With regard to the choice of the timing of incorporation, it should be noted that in most jurisdictions persons acting without the protection of a limited liability company would be considered personally liable with all their personal assets for any legal obligations and liabilities deriving from any agreements signed or economic relationship initiated before incorporation. In addition, in the event the founders have started promoting or selling the tokens (including during the pre-sale phase) before the incorporation, any sanctions from enforcement actions from regulators or any civil liability from any lawsuits started from the investors would be started only against the individuals without any corporate veil protection.
Therefore, it is advisable to incorporate, if possible, before entering into any agreement or economic relationship with any counterparty, and certainly before starting any promotion or sales of the tokens.
With regard to the choice of the place of incorporation, it should be noted that a company and its founders will be subject (a) to the laws of the place of incorporation, and virtually (b) to the laws of any jurisdictions in which the tokens are promoted or sold. However, while the laws of the place of incorporation will certainly apply, the laws of other jurisdictions may apply to the extent in which – depending on the approach of each jurisdiction – the tokens are promoted or sold to investors resident in that jurisdiction.
As a consequence, unless the company intends to file a prospectus with the relevant regulator, it is critical to incorporate in a jurisdiction in which (a) either the tokens do not qualify as financial products or (b) the offer would qualify for “exemptions”.
However, it is important to point out that if the tokens are to be marketed to investors resident in other jurisdictions that would consider those tokens as financial products, setting up a company in an “ICO friendly jurisdiction” would not prevent the company and its founders and directors against enforcement actions and liabilities. In fact, securities regulations only take into account whether financial products are promoted or sold to investors resident in their jurisdiction regardless of the place of incorporation. This means that if I incorporate in Switzerland (where for example tokens would not qualify as investment tokens) but I sell them for example to investors resident in Italy, France and Germany (where the same tokens would qualify, for example, as financial products and the offer would not qualify for any exemption) I would have breached securities regulation in Italy, France and Germany.
Thus, ICO promoters must to be very careful and should obtain legal advise certainly in the jurisdiction of incorporation but in theory also in all jurisdictions where the tokens would be promoted or sold. Of course, if tokens are to be offered virtually worldwide, it wouldn’t be feasible to obtain legal advice everywhere.

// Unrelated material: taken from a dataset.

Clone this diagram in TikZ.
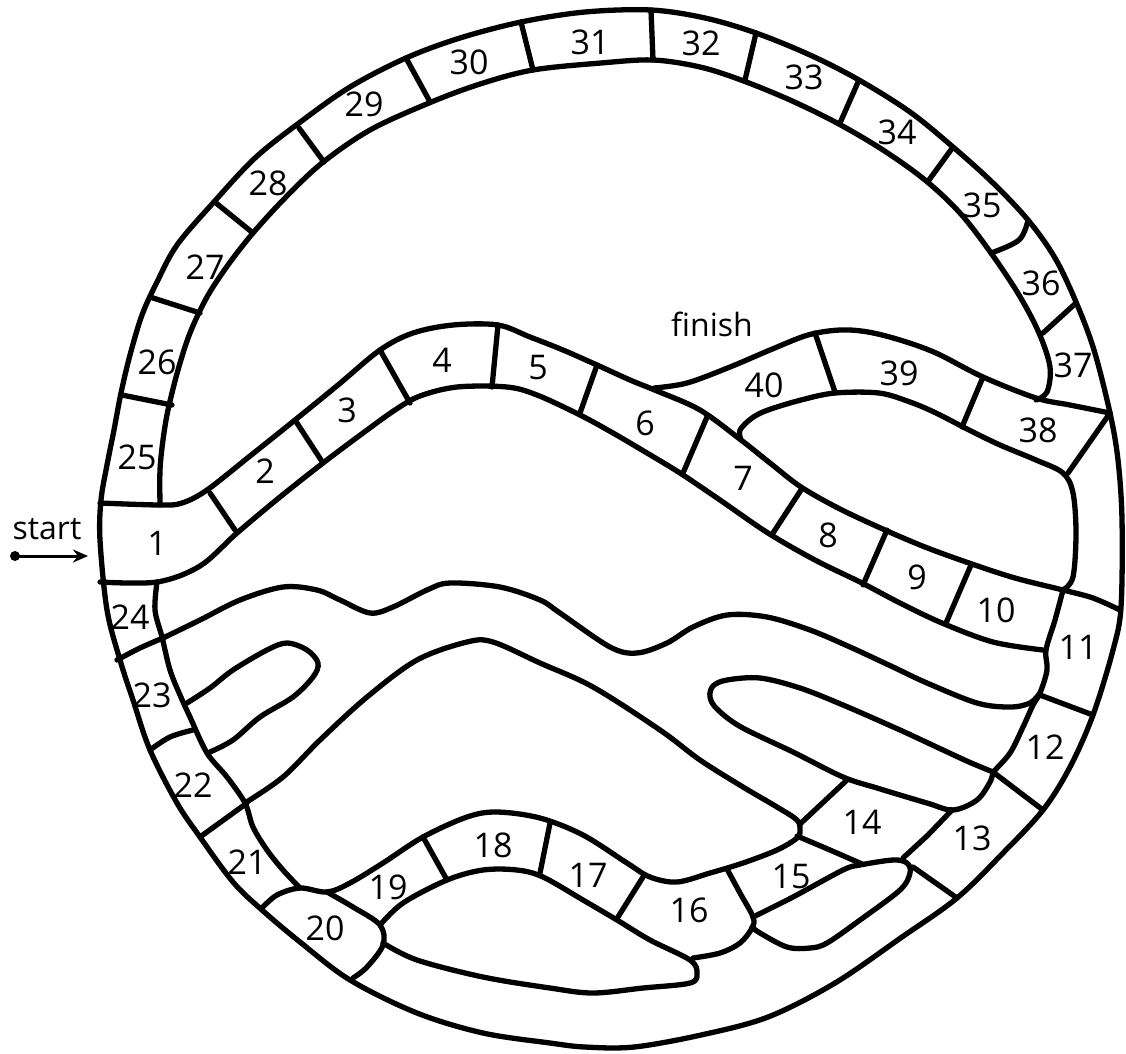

In this case and in order to reduce the risks of enforcement actions, it would be important to engage a law firm that has a good understanding and knowledge of the regulatory framework for tokens sales at least in the main jurisdictions where the tokens will be offered.
Finally, with regard to tax treatment of the funds raised, it is critical that the founders, the directors of the company and any persons effectively running the business as well as the staff and headquarters are effectively (looking substance over form) located in the jurisdiction of incorporation. Otherwise, the company would be qualified as tax resident in the jurisdiction where it effectively run its operations and fund raised through the ICO would be taxed in that jurisdiction.